1.2 It is also clear that the precedent is binding for what it explicitly decides and no more. The decision is an authority for what it decides and not what can be logically deduced therefrom. A slight distinction in fact or additional facts may sometimes make a lot of difference. Similarly, the words in a judgment are not used after weighing the pros and cons of all conceivable situations that may arise. Sometimes, when more than one judge delivers judgment deciding the issue on different grounds, it may be difficult to find out the ratio decidendi of the judgment so as to constitute a precedent. Mere observations or even obiter dicta (meaning pronouncement on a legal issue not required for deciding the case) are not binding but may have persuasive value. However, it has been clearly laid down that even obiter dicta in judgment of the Supreme Court is binding on all courts and Tribunals.
1.3 The following hierarchy of courts will now be dealt with on the issue of judicial precedent:
[a] Judgments of Supreme Court i.e. ratio decidendi and even obiter dicta are binding on all courts and Tribunals within the territory of India as laid down in Article 141 of the Constitution of India. Analysis of any judgment may show the following result:
[i] Ratio decidendi – reasons for deciding the legal point, which is binding.
[ii] Obiter dicta – decision on points not necessary to decide. It is binding.
[iii] Passing observations not required to decide the case but made in passing. They are not binding.
1.4 The Bombay HC quoted the following observations of Earl of Halsbury in the case of Qumin vs. Leathem ( 1901) AC 495 (HL) in Blue Star Ltd. vs. CIT (1996) 217 ITR 514 520.
“Every judgment must be read as applicable to the particular facts proved or assumed to be proved, since the generality of the expressions which may be found there, are not intended to be expositions of the whole law, but governed and qualified by the particular facts of the case in which such expressions are found and a case is only an authority for what it actually decides.
1.5 However, the question arises – whether decisions of the privy council prior to 1950 are binding as precedents on the Supreme Court. It has been held that they are not binding and had only persuasive value.
Supreme Court not bound by its own decisions
1.6 However, it must be pointed out that the Supreme Court while interpreting Article 141 examined the scope of the words “all courts in India ” and held that they do not include the Supreme Court itself. See Bengal Immunity Co. vs. State of Bihar (1955) 2 SCR 603. But the Supreme Court also will deviate from its earlier decisions only in exceptional cases. Such exceptions were laid down by the Supreme Court in Union of India vs. Raghubir Singh (1989) 178 ITR 548 (SC) in the following words :
1.7 The pronouncement of law by a Division Bench of the Supreme Court is binding on a Division Bench of the same or a smaller number of judges and in order that such decision be binding, it is not necessary that it should be a decision rendered by the full Court or a Constitution Bench of the Supreme Court.

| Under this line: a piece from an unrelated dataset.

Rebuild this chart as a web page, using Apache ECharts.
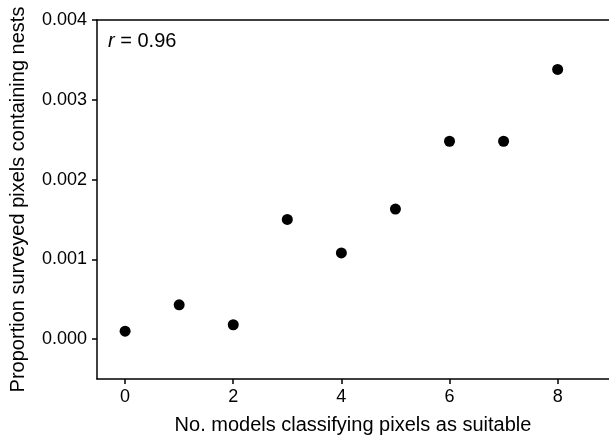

1.8 The Supreme Court is not bound by its own previous decision. Like all principles evolved by man for the regulation of the social order the doctrine of binding precedent is circumscribed in its governance by perceptible limitations — limitations arising by reference to the need for, readjustment in a changing society, a readjustment of legal norms demanded in a changed social context. The court would, however, do well to ensure that although the new norm chosen in response to the changed social climate represents a departure from the previously ruling norm it must, nevertheless, carry within it the same principle of certainty, clarity and stability.
1.9 The Supreme Court of India should not differ from its decision merely because a contrary view appeared preferable. But if the previous decision is plainly erroneous, there is a duty of the court to say so and not perpetuate the mistake. A revision of its earlier decision would be justified if there were compelling and substantial reasons to do so. The earlier decision may be reviewed, for instance, (i) where an earlier relevant statutory provision had not been brought to the notice of the court, or (ii) if a vital point was not considered.
1.10 Whether the court should review depends on several relevant considerations, such as :
(a) What was the nature of the infirmity or error on the earlier occasion (i) did some patent aspects of the question involved remain unnoticed, or (ii) was the attention of the court not drawn to any relevant and material statutory provision or (iii) was any previous decision of the court bearing on the point not noticed?
(b) Is the court hearing the plea for review unanimous that there is such an error in the earlier view?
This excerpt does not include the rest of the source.